In 2009, the Wall Street Journal reported on attempts to access the nation’s electrical grid — a timeline that corresponds with Madiant’s matrix. The Journal notes that the attacks originate in China and other countries, like Russia. This may either be an artifact of how the Chinese hackers route attacks through other countries — a video created by Mandiant shows how this works — but it also reinforces that China isn’t the only country seeking access to American infrastructure.
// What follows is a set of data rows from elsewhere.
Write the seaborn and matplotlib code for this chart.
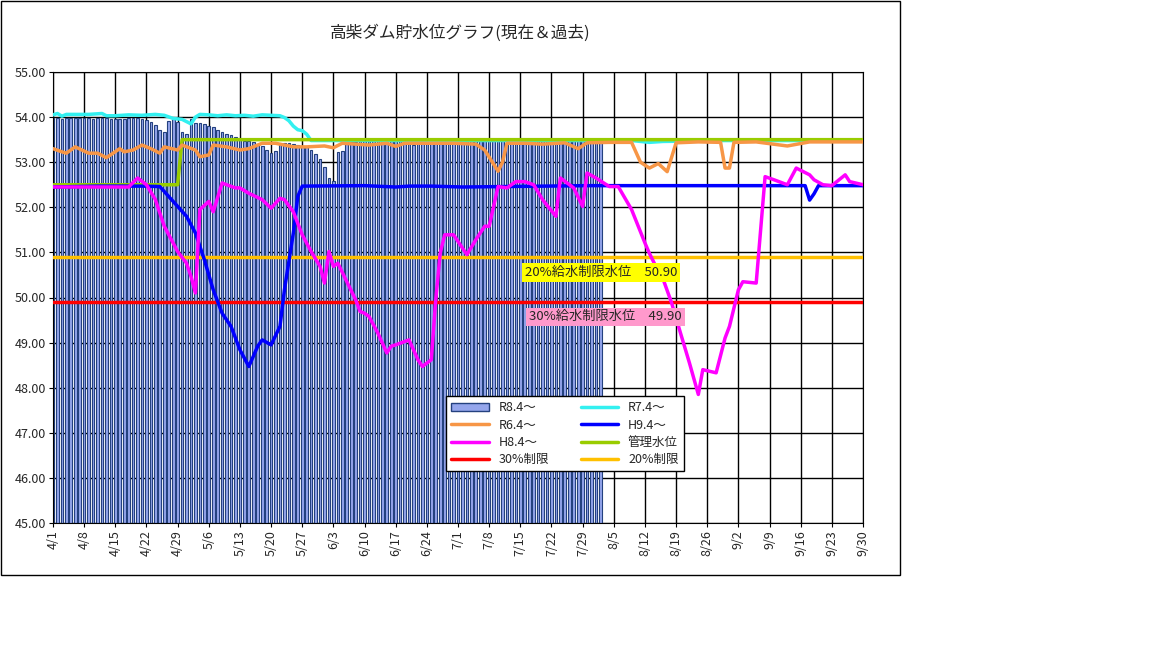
import matplotlib
matplotlib.use("Agg")
import matplotlib.pyplot as plt
import seaborn as sns
import numpy as np
import pandas as pd
from matplotlib.patches import Rectangle, Patch
from matplotlib.lines import Line2D

sns.set_style("white")
plt.rcParams['font.family'] = ['Noto Sans CJK JP', 'DejaVu Sans']

title = "高柴ダム貯水位グラフ(現在＆過去)"
tick_days = [0, 7, 14, 21, 28, 35, 42, 49, 56, 63, 70, 77, 84, 91, 98, 105, 112, 119,
             126, 133, 140, 147, 154, 161, 168, 175, 182]
tick_labels = ["4/1", "4/8", "4/15", "4/22", "4/29", "5/6", "5/13", "5/20", "5/27", "6/3",
               "6/10", "6/17", "6/24", "7/1", "7/8", "7/15", "7/22", "7/29", "8/5", "8/12",
               "8/19", "8/26", "9/2", "9/9", "9/16", "9/23", "9/30"]

# R8.4~ daily (bars), day 0 = 4/1
r8_values = [53.98, 53.97, 53.95, 53.97, 53.97, 53.98, 53.98, 53.97, 53.97, 53.96,
             53.97, 53.97, 53.97, 53.95, 53.95, 53.96, 53.96, 53.97, 53.97, 53.97,
             53.96, 53.94, 53.90, 53.82, 53.72, 53.68, 53.92, 53.96, 53.90, 53.66,
             53.62, 53.95, 53.88, 53.87, 53.84, 53.80, 53.77, 53.72, 53.68, 53.63,
             53.60, 53.56, 53.50, 53.46, 53.46, 53.44, 53.40, 53.35, 53.26, 53.21,
             53.24, 53.40, 53.43, 53.42, 53.40, 53.38, 53.36, 53.33, 53.27, 53.18,
             53.06, 52.90, 52.65, 52.58, 53.22, 53.24, 53.40, 53.44, 53.45, 53.46,
             53.47, 53.46, 53.47, 53.47, 53.46, 53.47, 53.47, 53.46, 53.47, 53.45,
             53.40, 53.38, 53.46, 53.47, 53.47, 53.46, 53.42, 53.45, 53.47, 53.47,
             53.46, 53.47, 53.47, 53.46, 53.47, 53.47, 53.47, 53.46, 53.47, 53.47,
             53.46, 53.47, 53.47, 53.47, 53.46, 53.47, 53.47, 53.46, 53.47, 53.47,
             53.46, 53.47, 53.47, 53.46, 53.47, 53.47, 53.46, 53.47, 53.47, 53.46,
             53.47, 53.47, 53.46, 53.47]

r7_days = [0, 1, 2, 3, 5, 8, 11, 12, 14, 17, 20, 23, 25, 27, 29, 31, 32, 33, 35, 37, 39,
           41, 43, 45, 47, 49, 51, 52, 53, 54, 55, 56, 57, 58, 70, 90, 110, 130, 134, 137, 150, 182]
r7_values = [54.05, 54.08, 54.02, 54.06, 54.06, 54.06, 54.08, 54.03, 54.03, 54.05, 54.04,
             54.06, 54.04, 53.97, 53.95, 53.85, 54.00, 54.06, 54.05, 54.03, 54.05, 54.03,
             54.04, 54.02, 54.05, 54.04, 54.03, 53.99, 53.92, 53.80, 53.72, 53.70, 53.62,
             53.48, 53.48, 53.48, 53.48, 53.48, 53.44, 53.46, 53.48, 53.48]

r6_days = [0, 2, 3, 5, 8, 10, 12, 15, 16, 18, 20, 22, 24, 25, 28, 29, 32, 33, 35, 36, 39,
           42, 44, 47, 50, 54, 57, 61, 63, 65, 71, 75, 77, 79, 85, 90, 95, 97, 100, 101,
           102, 106, 110, 115, 118, 120, 125, 130, 132, 134, 136, 138, 140, 145, 150, 151,
           152, 153, 158, 165, 170, 176, 182]
r6_values = [53.30, 53.23, 53.20, 53.34, 53.20, 53.20, 53.10, 53.30, 53.23, 53.27, 53.38,
             53.30, 53.20, 53.34, 53.27, 53.38, 53.27, 53.12, 53.16, 53.38, 53.34, 53.27,
             53.30, 53.42, 53.42, 53.34, 53.34, 53.36, 53.32, 53.42, 53.38, 53.42, 53.35,
             53.42, 53.42, 53.42, 53.40, 53.27, 52.80, 53.00, 53.42, 53.42, 53.40, 53.43,
             53.30, 53.43, 53.44, 53.44, 53.00, 52.87, 52.97, 52.79, 53.43, 53.45, 53.44,
             52.87, 52.87, 53.44, 53.45, 53.36, 53.45, 53.45, 53.45]

h9_days = [0, 10, 20, 24, 26, 28, 30, 32, 34, 36, 38, 40, 42, 44, 46, 47, 49, 51, 52, 54,
           55, 56, 70, 77, 80, 85, 92, 120, 169, 170, 171, 172, 182]
h9_values = [52.45, 52.47, 52.47, 52.46, 52.24, 52.02, 51.80, 51.43, 50.84, 50.17, 49.65,
             49.36, 48.84, 48.47, 48.92, 49.06, 48.95, 49.36, 50.17, 51.43, 52.24, 52.47,
             52.48, 52.45, 52.47, 52.47, 52.45, 52.48, 52.48, 52.16, 52.30, 52.48, 52.48]

h8_days = [0, 10, 17, 19, 21, 23, 25, 28, 30, 31, 32, 33, 35, 36, 38, 39, 41, 42, 44, 47,
           49, 51, 52, 54, 56, 58, 60, 61, 62, 63, 64, 68, 69, 70, 71, 73, 75, 76, 77, 80,
           82, 83, 85, 86, 87, 88, 90, 93, 95, 97, 98, 100, 102, 104, 106, 108, 110, 113,
           114, 117, 119, 120, 122, 125, 127, 130, 133, 134, 136, 137, 139, 141, 143, 145,
           146, 149, 151, 152, 154, 155, 158, 160, 162, 165, 167, 170, 171, 173, 175, 178,
           179, 182]
h8_values = [52.45, 52.45, 52.45, 52.65, 52.50, 52.17, 51.58, 51.02, 50.76, 50.47, 50.10,
             51.95, 52.13, 51.90, 52.54, 52.50, 52.43, 52.43, 52.31, 52.17, 51.98, 52.20,
             52.17, 51.90, 51.39, 51.02, 50.69, 50.32, 51.02, 50.69, 50.76, 49.95, 49.69,
             49.65, 49.58, 49.21, 48.77, 48.92, 48.95, 49.06, 48.62, 48.47, 48.62, 49.95,
             50.98, 51.39, 51.39, 50.95, 51.28, 51.58, 51.58, 52.46, 52.43, 52.57, 52.57,
             52.50, 52.17, 51.80, 52.65, 52.43, 52.02, 52.76, 52.65, 52.46, 52.46, 51.95,
             51.21, 50.98, 50.58, 50.43, 49.88, 49.21, 48.55, 47.85, 48.40, 48.33, 49.10,
             49.36, 50.17, 50.35, 50.32, 52.68, 52.61, 52.50, 52.87, 52.72, 52.61, 52.50,
             52.48, 52.72, 52.57, 52.50]

kanri_days = [0, 28, 29, 182]
kanri_values = [52.50, 52.50, 53.50, 53.50]

limit30 = 49.90
limit20 = 50.90

fig = plt.figure(figsize=(11.52, 6.48), dpi=100)
fig.patch.set_facecolor("white")
fig.add_artist(Rectangle((0.5 / 1152, 1 - 575 / 648), 899 / 1152, 574 / 648,
                         transform=fig.transFigure, fill=False, edgecolor="black", lw=1))
ax = fig.add_axes([53 / 1152, (648 - 523) / 648, 810 / 1152, 451 / 648])

r8_days = list(range(len(r8_values)))
ax.bar(r8_days, np.array(r8_values) - 45, bottom=45, width=0.6,
       color="#95a6ec", edgecolor="#24417f", linewidth=0.8, zorder=2)

ax.axhline(limit30, color="#ff0000", lw=2.5, zorder=3)
ax.axhline(limit20, color="#ffc000", lw=2.5, zorder=3)

def draw(days, vals, color):
    sns.lineplot(x=days, y=vals, ax=ax, color=color, lw=2.5, zorder=4, estimator=None, sort=False)

draw(r7_days, r7_values, "#33f0f0")
draw(kanri_days, kanri_values, "#99cc00")
draw(r6_days, r6_values, "#f79646")
draw(h9_days, h9_values, "#0000ff")
draw(h8_days, h8_values, "#ff00ff")

ax.set_xlim(0, 182)
ax.set_ylim(45, 55)
ax.set_yticks(np.arange(45, 55.01, 1))
ax.set_yticklabels([f"{v:.2f}" for v in np.arange(45, 55.01, 1)], fontsize=9)
ax.set_xticks(tick_days)
ax.set_xticklabels(tick_labels, rotation=90, fontsize=9)
ax.grid(True, color="black", lw=1, zorder=1)
ax.set_axisbelow(True)
for s in ax.spines.values():
    s.set_color("black")
ax.tick_params(axis="both", length=3, color="black", pad=2, direction="out", bottom=True, left=True)

fig.text(460 / 1152, 1 - 33 / 648, title, ha="center", va="center", fontsize=12)

ax.text(106, limit20 - 0.35, "20%給水制限水位　50.90", fontsize=9.5, ha="left", va="center",
        bbox=dict(facecolor="#ffff00", edgecolor="none", pad=2), zorder=6)
ax.text(107, limit30 - 0.33, "30%給水制限水位　49.90", fontsize=9.5, ha="left", va="center",
        bbox=dict(facecolor="#ff99cc", edgecolor="none", pad=2), zorder=6)

h = [Patch(facecolor="#95a6ec", edgecolor="#24417f", label="R8.4〜"),
     Line2D([], [], color="#f79646", lw=2.5, label="R6.4〜"),
     Line2D([], [], color="#ff00ff", lw=2.5, label="H8.4〜"),
     Line2D([], [], color="#ff0000", lw=2.5, label="30%制限"),
     Line2D([], [], color="#33f0f0", lw=2.5, label="R7.4〜"),
     Line2D([], [], color="#0000ff", lw=2.5, label="H9.4〜"),
     Line2D([], [], color="#99cc00", lw=2.5, label="管理水位"),
     Line2D([], [], color="#ffc000", lw=2.5, label="20%制限")]
leg = ax.legend(handles=h, ncol=2, loc="upper left", bbox_to_anchor=(387 / 810, 1 - 318 / 451),
                fontsize=9, frameon=True, fancybox=False, framealpha=1, edgecolor="black",
                handlelength=3, columnspacing=2.5, borderpad=0.4, labelspacing=0.35)
leg.set_zorder(7)

fig.savefig("out.png", dpi=100)
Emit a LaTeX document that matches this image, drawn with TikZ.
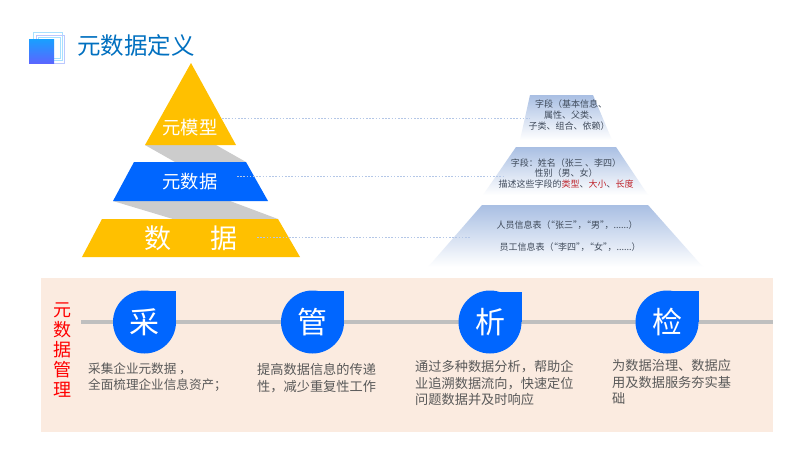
\documentclass[tikz,border=0pt]{standalone}
\usepackage{fontspec}
\setmainfont{Noto Sans CJK SC}
\definecolor{gold}{HTML}{FFC000}
\definecolor{royal}{HTML}{0066FF}
\definecolor{shadowgray}{HTML}{CCCCCC}
\definecolor{panel}{HTML}{FBEBE0}
\definecolor{railgray}{HTML}{BFBFBF}
\definecolor{bodytext}{HTML}{595959}
\definecolor{darktext}{HTML}{3F4A5A}
\definecolor{titleblue}{HTML}{0070C0}
\definecolor{leader}{HTML}{B4C7E7}
\definecolor{pyrtop}{HTML}{A9BFE3}
\definecolor{iconTop}{HTML}{18A0FF}
\definecolor{iconBot}{HTML}{5A66FF}
\definecolor{frameA}{HTML}{A8E0FF}
\definecolor{frameB}{HTML}{BCC8FF}
\definecolor{redword}{HTML}{C0272D}
\newcommand{\fsz}[1]{\fontsize{#1}{#1}\selectfont}
\newcommand{\lqm}{\makebox[4.5pt][r]{“}}
\newcommand{\rqm}{\makebox[4.5pt][l]{”}}
\tikzset{
  x=1pt,y=-1pt,
  pyrlabel/.style={text=white,inner sep=0pt},
  droplabel/.style={circle,fill=royal,text=white,minimum size=63pt,inner sep=0pt,font=\fsz{30}},
  desc/.style={anchor=west,align=left,inner sep=0pt,text=bodytext},
  smalltext/.style={align=center,inner sep=0pt,text=darktext,font=\fsz{9}},
  fadepyr/.style={top color=pyrtop,bottom color=white,draw=none},
  leaderline/.style={draw=leader,dash pattern=on 1.6pt off 1.6pt,line width=0.6pt},
}
\begin{document}
\begin{tikzpicture}
\useasboundingbox (0,0) rectangle (800,450);
\fill[white] (0,0) rectangle (800,450);
% title icon
\draw[draw=frameA,line width=0.9pt] (33,32) rectangle (62,60);
\draw[draw=frameB,line width=0.8pt] (36,35) rectangle (64,63);
\draw[draw=frameA,line width=0.7pt] (38,37) rectangle (60,58);
\shade[top color=iconTop,bottom color=iconBot] (29,39) rectangle (54,63);
\node[anchor=west,inner sep=0pt,text=titleblue,font=\fsz{23.5}] (title) at (77,46) {元数据定义};
% left pyramid
\fill[shadowgray] (145,145) -- (216,145) -- (246,162) -- (175,162) -- cycle;
\fill[shadowgray] (113,201) -- (230,201) -- (278,219) -- (173,219) -- cycle;
\fill[gold] (191,63) -- (236,145) -- (145,145) -- cycle;
\fill[royal] (134,162) -- (246,162) -- (268,201) -- (113,201) -- cycle;
\fill[gold] (102,219) -- (278,219) -- (300,257) -- (82,257) -- cycle;
\node[pyrlabel,font=\fsz{18.3}] (lmodel) at (190,128) {元模型};
\node[pyrlabel,font=\fsz{18.3}] (lmeta) at (190,182) {元数据};
\node[pyrlabel,font=\fsz{27}] (ldata) at (191,238) {数\hspace*{40pt}据};
% right pyramid
\shade[fadepyr] (530,95) -- (593,95) -- (612,140) -- (520,140) -- cycle;
\shade[fadepyr] (516,147) -- (616,147) -- (648,195) -- (483,195) -- cycle;
\shade[fadepyr] (482,205) -- (648,205) -- (703,267) -- (428,267) -- cycle;
% leader lines
\coordinate (a1) at (222,118); \coordinate (b1) at (530,118);
\coordinate (a2) at (237,176); \coordinate (b2) at (505,176);
\coordinate (a3) at (257,237); \coordinate (b3) at (470,237);
\draw[leaderline] (a1) -- (b1);
\draw[leaderline] (a2) -- (b2);
\draw[leaderline] (a3) -- (b3);
% right texts
\node[smalltext] (r1a) at (571,104) {字段（基本信息、};
\node[smalltext] (r1b) at (571,115) {属性、父类、};
\node[smalltext] (r1c) at (569,126) {子类、组合、依赖）};
\node[smalltext] (r2a) at (566,163) {字段：姓名（张三 、李四）};
\node[smalltext] (r2b) at (566,173) {性别（男、女）};
\node[smalltext] (r2c) at (566,184) {描述这些字段的\textcolor{redword}{类型}、\textcolor{redword}{大小}、\textcolor{redword}{长度}};
\node[smalltext] (r3a) at (567,225) {人员信息表（\lqm 张三\rqm，\lqm 男\rqm，......）};
\node[smalltext] (r3b) at (570,247) {员工信息表（\lqm 李四\rqm，\lqm 女\rqm，......）};
% panel
\fill[panel] (41,278) rectangle (773,432);
\coordinate (railL) at (81,322); \coordinate (railR) at (773,322);
\draw[railgray,line width=3.5pt] (railL) -- (railR);
\node[inner sep=0pt,align=center,text=red,font=\fsz{18}] (side) at (62,350) {元\\[2pt]数\\[2pt]据\\[2pt]管\\[2pt]理};
% drops
\fill[royal] (144.5,291) rectangle (176,322);
\fill[royal] (312.5,291) rectangle (344,322);
\fill[royal] (490,292) rectangle (522,322);
\fill[royal] (667,291) rectangle (699,322);
\node[droplabel] (d1) at (144.5,322) {采};
\node[droplabel] (d2) at (312.5,322) {管};
\node[droplabel] (d3) at (490,322) {析};
\node[droplabel] (d4) at (667,322) {检};
% descriptions
\node[desc,font=\fontsize{12.6}{16.5}\selectfont] (t1) at (88,377) {采集企业元数据 ，\\全面梳理企业信息资产；};
\node[desc,font=\fontsize{13.2}{16.5}\selectfont] (t2) at (257,378) {提高数据信息的传递\\性，减少重复性工作};
\node[desc,font=\fontsize{13.2}{16.2}\selectfont] (t3) at (415,383) {通过多种数据分析，帮助企\\业追溯数据流向，快速定位\\问题数据并及时响应};
\node[desc,font=\fontsize{13.2}{16.5}\selectfont] (t4) at (612,382) {为数据治理、数据应\\用及数据服务夯实基\\础};
\end{tikzpicture}
\end{document}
Last week, President Obama signed an executive order targeting cybercrime, increasing the government’s ability to respond to threats. Some threats, anyway. MIT Technology Review is skeptical it will do much to prevent infrastructure attacks:

The executive order — announced during Obama’s State of the Union address — won’t force companies to introduce measures that would protect infrastructure like the power grid. Ravi Sandhu, executive director at the Institute for Cyber Security at the University of Texas at San Antonio, says this seriously limits its value. “This sounds like a strategy of: ‘Let’s keep trying the same thing again, and maybe this time is it will succeed,’ or perhaps kick the can down the road so it becomes someone else’s problem,” he says. “I don’t see much chance of meaningful success. Cybersecurity of critical infrastructure should be a high priority for all nations.”

Drawing attention to the threat to our infrastructure is critical, but it’s not clear what else can be done. Networking our electrical and energy systems is a key step toward building smarter systems that can reduce the amount of fossil fuels we use. Unfortunately, networking those systems also makes them more vulnerable to intrusion. How we balance safety with sharing will be determined — hopefully on our terms, not on the hackers’.